Task description:
The entries below should be quoted exactly, with no pictures carried over.

--- Material provided ---

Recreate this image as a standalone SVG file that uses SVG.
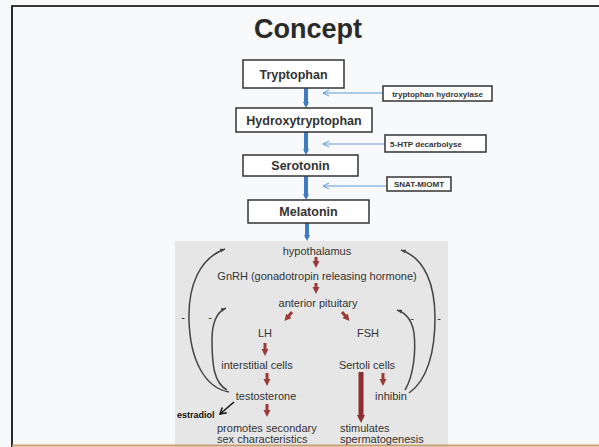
<svg xmlns="http://www.w3.org/2000/svg" width="599" height="447" viewBox="0 0 599 447">
<style>
.box{fill:#fff;stroke:#333;stroke-width:1.5}
.bt{font-family:"Liberation Sans",Arial,sans-serif;font-weight:bold;font-size:12.5px;fill:#333;text-anchor:middle}
.et{font-family:"Liberation Sans",Arial,sans-serif;font-weight:bold;font-size:8px;fill:#333;text-anchor:middle}
.gt{font-family:"Liberation Sans",Arial,sans-serif;font-size:11px;fill:#333}
.mid{text-anchor:middle}
.blue{stroke:#3d7cc0;stroke-width:4;fill:none}
.thin{stroke:#5b9bd5;stroke-width:1;fill:none}
.red{stroke:#9b3b38;stroke-width:3;fill:none}
.fb{stroke:#444;stroke-width:1.5;fill:none}
</style>
<defs>
<marker id="ab" markerWidth="6" markerHeight="7" refX="3" refY="3.5" orient="auto" markerUnits="userSpaceOnUse"><path d="M0,0.5 L6,3.5 L0,6.5 z" fill="#3d7cc0"/></marker>
<marker id="at" markerWidth="8" markerHeight="8" refX="7" refY="4" orient="auto" markerUnits="userSpaceOnUse"><path d="M1,1 L7,4 L1,7" fill="none" stroke="#5b9bd5" stroke-width="1"/></marker>
<marker id="ar" markerWidth="8" markerHeight="8" refX="3" refY="4" orient="auto" markerUnits="userSpaceOnUse"><path d="M0,0.5 L7,4 L0,7.5 z" fill="#9b3b38"/></marker>
<marker id="ar2" markerWidth="10" markerHeight="10" refX="3" refY="5" orient="auto" markerUnits="userSpaceOnUse"><path d="M0,1 L8,5 L0,9 z" fill="#8e2f2f"/></marker>
<marker id="af" markerWidth="6" markerHeight="6" refX="5" refY="3" orient="auto" markerUnits="userSpaceOnUse"><path d="M0,1 L5,3 L0,5 z" fill="#444"/></marker>
<marker id="ak" markerWidth="8" markerHeight="8" refX="7" refY="4" orient="auto" markerUnits="userSpaceOnUse"><path d="M1,0.5 L7,4 L1,7.5" fill="none" stroke="#111" stroke-width="1.5"/></marker>
</defs>
<rect x="0" y="0" width="599" height="447" fill="#f8f9fb"/>
<g id="frame">
<line x1="11" y1="6" x2="599" y2="6" stroke="#3a3630" stroke-width="2"/>
<line x1="12" y1="6" x2="12" y2="447" stroke="#2a2a2a" stroke-width="2"/>
</g>
<rect x="175" y="241" width="273" height="206" fill="#e6e6e6"/>
<line x1="12" y1="445.5" x2="599" y2="445.5" stroke="#c8a074" stroke-width="2"/>
<text x="308" y="38" font-family="'Liberation Sans',Arial,sans-serif" font-weight="bold" font-size="27" fill="#2a2a2a" text-anchor="middle">Concept</text>

<g id="connectors">
<line class="blue" x1="306" y1="88" x2="306" y2="105" marker-end="url(#ab)"/>
<line class="blue" x1="306" y1="132" x2="306" y2="152" marker-end="url(#ab)"/>
<line class="blue" x1="306" y1="176" x2="306" y2="197" marker-end="url(#ab)"/>
<line class="blue" x1="307" y1="223" x2="307" y2="238" marker-end="url(#ab)"/>
<line class="thin" x1="383" y1="93" x2="323" y2="93" marker-end="url(#at)"/>
<line class="thin" x1="385" y1="144" x2="323" y2="144" marker-end="url(#at)"/>
<line class="thin" x1="387" y1="186" x2="323" y2="186" marker-end="url(#at)"/>
<line class="red" x1="316" y1="257" x2="316" y2="264" marker-end="url(#ar)"/>
<line class="red" x1="316" y1="283" x2="316" y2="290" marker-end="url(#ar)"/>
<line class="red" x1="292" y1="312" x2="287" y2="318" marker-end="url(#ar)"/>
<line class="red" x1="342" y1="312" x2="347" y2="318" marker-end="url(#ar)"/>
<line class="red" x1="265" y1="343" x2="265" y2="352" marker-end="url(#ar)"/>
<line class="red" x1="267" y1="373" x2="267" y2="382" marker-end="url(#ar)"/>
<line class="red" x1="267" y1="404" x2="267" y2="413" marker-end="url(#ar)"/>
<line class="red" x1="383" y1="373" x2="383" y2="382" marker-end="url(#ar)"/>
<line x1="361" y1="372" x2="361" y2="418" stroke="#8e2f2f" stroke-width="5" marker-end="url(#ar2)"/>
<line x1="234" y1="402" x2="220" y2="414" stroke="#111" stroke-width="1.5" marker-end="url(#ak)"/>
<path class="fb" d="M229,392 C205,388 190,360 189,320 C188,285 200,258 225,249" marker-end="url(#af)"/>
<path class="fb" d="M227,390 C214,383 212,365 212,340 C212,322 217,312 226,308" marker-end="url(#af)"/>
<path class="fb" d="M409,393 C428,380 435,350 435,318 C435,285 425,258 401,250" marker-end="url(#af)"/>
<path class="fb" d="M405,390 C414,375 416,350 414,333 C412,320 406,313 397,310" marker-end="url(#af)"/>
</g>

<g id="tryptophan"><rect class="box" x="243" y="60" width="101" height="28"/><text class="bt" x="293.5" y="79">Tryptophan</text></g>
<g id="hydroxytryptophan"><rect class="box" x="236" y="108" width="136" height="24"/><text class="bt" x="304" y="125">Hydroxytryptophan</text></g>
<g id="serotonin"><rect class="box" x="243" y="155" width="115" height="21"/><text class="bt" x="300.5" y="170">Serotonin</text></g>
<g id="melatonin"><rect class="box" x="248" y="200" width="121" height="23"/><text class="bt" x="308.5" y="216">Melatonin</text></g>

<g id="tryptophan-hydroxylase"><rect class="box" x="383" y="86" width="109" height="15" stroke-width="1.2"/><text class="et" x="437.5" y="96.5">tryptophan hydroxylase</text></g>
<g id="htp-decarbolyse"><rect class="box" x="385" y="135" width="101" height="17" stroke-width="1.2"/><text class="et" x="426" y="146.5">5-HTP decarbolyse</text></g>
<g id="snat-miomt"><rect class="box" x="387" y="177" width="64" height="14" stroke-width="1.2"/><text class="et" x="419" y="187">SNAT-MIOMT</text></g>

<g id="hypothalamus"><text class="gt mid" x="317" y="255">hypothalamus</text></g>
<g id="gnrh"><text class="gt mid" x="317" y="280">GnRH (gonadotropin releasing hormone)</text></g>
<g id="anterior-pituitary"><text class="gt mid" x="318" y="307">anterior pituitary</text></g>
<g id="lh"><text class="gt mid" x="265" y="337">LH</text></g>
<g id="fsh"><text class="gt mid" x="368" y="337">FSH</text></g>
<g id="interstitial"><text class="gt mid" x="257" y="369">interstitial cells</text></g>
<g id="sertoli"><text class="gt mid" x="367" y="369">Sertoli cells</text></g>
<g id="testosterone"><text class="gt mid" x="266" y="400">testosterone</text></g>
<g id="inhibin"><text class="gt mid" x="391" y="400">inhibin</text></g>
<g id="estradiol"><text x="177" y="418" font-family="'Liberation Sans',Arial,sans-serif" font-weight="bold" font-size="9" fill="#111">estradiol</text></g>
<g id="promotes"><text class="gt" x="217" y="432">promotes secondary</text><text class="gt" x="217" y="443">sex characteristics</text></g>
<g id="stimulates"><text class="gt" x="340" y="432">stimulates</text><text class="gt" x="340" y="443">spermatogenesis</text></g>
<g id="minus"><text class="gt mid" x="183" y="321">-</text><text class="gt mid" x="210" y="321">-</text><text class="gt mid" x="412" y="322">-</text><text class="gt mid" x="439" y="322">-</text></g>
</svg>
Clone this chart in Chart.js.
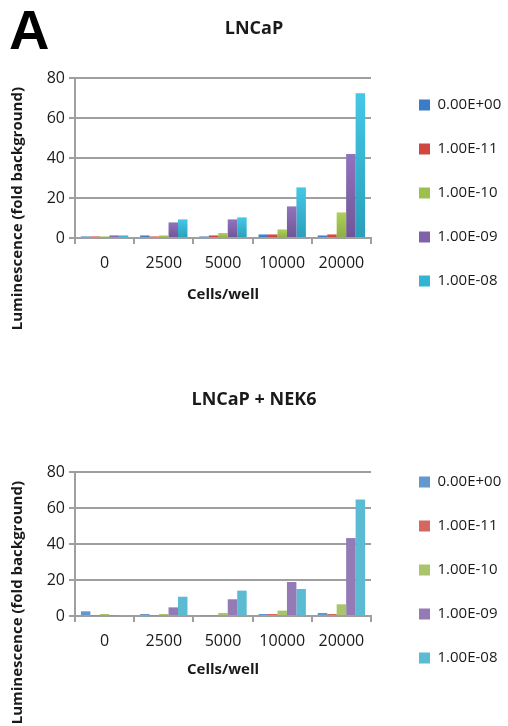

---

Correct output:
Recreate this image as a standalone SVG file that uses SVG.
<svg xmlns="http://www.w3.org/2000/svg" width="599" height="447" viewBox="0 0 599 447">
<style>
.box{fill:#fff;stroke:#333;stroke-width:1.5}
.bt{font-family:"Liberation Sans",Arial,sans-serif;font-weight:bold;font-size:12.5px;fill:#333;text-anchor:middle}
.et{font-family:"Liberation Sans",Arial,sans-serif;font-weight:bold;font-size:8px;fill:#333;text-anchor:middle}
.gt{font-family:"Liberation Sans",Arial,sans-serif;font-size:11px;fill:#333}
.mid{text-anchor:middle}
.blue{stroke:#3d7cc0;stroke-width:4;fill:none}
.thin{stroke:#5b9bd5;stroke-width:1;fill:none}
.red{stroke:#9b3b38;stroke-width:3;fill:none}
.fb{stroke:#444;stroke-width:1.5;fill:none}
</style>
<defs>
<marker id="ab" markerWidth="6" markerHeight="7" refX="3" refY="3.5" orient="auto" markerUnits="userSpaceOnUse"><path d="M0,0.5 L6,3.5 L0,6.5 z" fill="#3d7cc0"/></marker>
<marker id="at" markerWidth="8" markerHeight="8" refX="7" refY="4" orient="auto" markerUnits="userSpaceOnUse"><path d="M1,1 L7,4 L1,7" fill="none" stroke="#5b9bd5" stroke-width="1"/></marker>
<marker id="ar" markerWidth="8" markerHeight="8" refX="3" refY="4" orient="auto" markerUnits="userSpaceOnUse"><path d="M0,0.5 L7,4 L0,7.5 z" fill="#9b3b38"/></marker>
<marker id="ar2" markerWidth="10" markerHeight="10" refX="3" refY="5" orient="auto" markerUnits="userSpaceOnUse"><path d="M0,1 L8,5 L0,9 z" fill="#8e2f2f"/></marker>
<marker id="af" markerWidth="6" markerHeight="6" refX="5" refY="3" orient="auto" markerUnits="userSpaceOnUse"><path d="M0,1 L5,3 L0,5 z" fill="#444"/></marker>
<marker id="ak" markerWidth="8" markerHeight="8" refX="7" refY="4" orient="auto" markerUnits="userSpaceOnUse"><path d="M1,0.5 L7,4 L1,7.5" fill="none" stroke="#111" stroke-width="1.5"/></marker>
</defs>
<rect x="0" y="0" width="599" height="447" fill="#f8f9fb"/>
<g id="frame">
<line x1="11" y1="6" x2="599" y2="6" stroke="#3a3630" stroke-width="2"/>
<line x1="12" y1="6" x2="12" y2="447" stroke="#2a2a2a" stroke-width="2"/>
</g>
<rect x="175" y="241" width="273" height="206" fill="#e6e6e6"/>
<line x1="12" y1="445.5" x2="599" y2="445.5" stroke="#c8a074" stroke-width="2"/>
<text x="308" y="38" font-family="'Liberation Sans',Arial,sans-serif" font-weight="bold" font-size="27" fill="#2a2a2a" text-anchor="middle">Concept</text>

<g id="connectors">
<line class="blue" x1="306" y1="88" x2="306" y2="105" marker-end="url(#ab)"/>
<line class="blue" x1="306" y1="132" x2="306" y2="152" marker-end="url(#ab)"/>
<line class="blue" x1="306" y1="176" x2="306" y2="197" marker-end="url(#ab)"/>
<line class="blue" x1="307" y1="223" x2="307" y2="238" marker-end="url(#ab)"/>
<line class="thin" x1="383" y1="93" x2="323" y2="93" marker-end="url(#at)"/>
<line class="thin" x1="385" y1="144" x2="323" y2="144" marker-end="url(#at)"/>
<line class="thin" x1="387" y1="186" x2="323" y2="186" marker-end="url(#at)"/>
<line class="red" x1="316" y1="257" x2="316" y2="264" marker-end="url(#ar)"/>
<line class="red" x1="316" y1="283" x2="316" y2="290" marker-end="url(#ar)"/>
<line class="red" x1="292" y1="312" x2="287" y2="318" marker-end="url(#ar)"/>
<line class="red" x1="342" y1="312" x2="347" y2="318" marker-end="url(#ar)"/>
<line class="red" x1="265" y1="343" x2="265" y2="352" marker-end="url(#ar)"/>
<line class="red" x1="267" y1="373" x2="267" y2="382" marker-end="url(#ar)"/>
<line class="red" x1="267" y1="404" x2="267" y2="413" marker-end="url(#ar)"/>
<line class="red" x1="383" y1="373" x2="383" y2="382" marker-end="url(#ar)"/>
<line x1="361" y1="372" x2="361" y2="418" stroke="#8e2f2f" stroke-width="5" marker-end="url(#ar2)"/>
<line x1="234" y1="402" x2="220" y2="414" stroke="#111" stroke-width="1.5" marker-end="url(#ak)"/>
<path class="fb" d="M229,392 C205,388 190,360 189,320 C188,285 200,258 225,249" marker-end="url(#af)"/>
<path class="fb" d="M227,390 C214,383 212,365 212,340 C212,322 217,312 226,308" marker-end="url(#af)"/>
<path class="fb" d="M409,393 C428,380 435,350 435,318 C435,285 425,258 401,250" marker-end="url(#af)"/>
<path class="fb" d="M405,390 C414,375 416,350 414,333 C412,320 406,313 397,310" marker-end="url(#af)"/>
</g>

<g id="tryptophan"><rect class="box" x="243" y="60" width="101" height="28"/><text class="bt" x="293.5" y="79">Tryptophan</text></g>
<g id="hydroxytryptophan"><rect class="box" x="236" y="108" width="136" height="24"/><text class="bt" x="304" y="125">Hydroxytryptophan</text></g>
<g id="serotonin"><rect class="box" x="243" y="155" width="115" height="21"/><text class="bt" x="300.5" y="170">Serotonin</text></g>
<g id="melatonin"><rect class="box" x="248" y="200" width="121" height="23"/><text class="bt" x="308.5" y="216">Melatonin</text></g>

<g id="tryptophan-hydroxylase"><rect class="box" x="383" y="86" width="109" height="15" stroke-width="1.2"/><text class="et" x="437.5" y="96.5">tryptophan hydroxylase</text></g>
<g id="htp-decarbolyse"><rect class="box" x="385" y="135" width="101" height="17" stroke-width="1.2"/><text class="et" x="426" y="146.5">5-HTP decarbolyse</text></g>
<g id="snat-miomt"><rect class="box" x="387" y="177" width="64" height="14" stroke-width="1.2"/><text class="et" x="419" y="187">SNAT-MIOMT</text></g>

<g id="hypothalamus"><text class="gt mid" x="317" y="255">hypothalamus</text></g>
<g id="gnrh"><text class="gt mid" x="317" y="280">GnRH (gonadotropin releasing hormone)</text></g>
<g id="anterior-pituitary"><text class="gt mid" x="318" y="307">anterior pituitary</text></g>
<g id="lh"><text class="gt mid" x="265" y="337">LH</text></g>
<g id="fsh"><text class="gt mid" x="368" y="337">FSH</text></g>
<g id="interstitial"><text class="gt mid" x="257" y="369">interstitial cells</text></g>
<g id="sertoli"><text class="gt mid" x="367" y="369">Sertoli cells</text></g>
<g id="testosterone"><text class="gt mid" x="266" y="400">testosterone</text></g>
<g id="inhibin"><text class="gt mid" x="391" y="400">inhibin</text></g>
<g id="estradiol"><text x="177" y="418" font-family="'Liberation Sans',Arial,sans-serif" font-weight="bold" font-size="9" fill="#111">estradiol</text></g>
<g id="promotes"><text class="gt" x="217" y="432">promotes secondary</text><text class="gt" x="217" y="443">sex characteristics</text></g>
<g id="stimulates"><text class="gt" x="340" y="432">stimulates</text><text class="gt" x="340" y="443">spermatogenesis</text></g>
<g id="minus"><text class="gt mid" x="183" y="321">-</text><text class="gt mid" x="210" y="321">-</text><text class="gt mid" x="412" y="322">-</text><text class="gt mid" x="439" y="322">-</text></g>
</svg>
Clone this chart in Chart.js.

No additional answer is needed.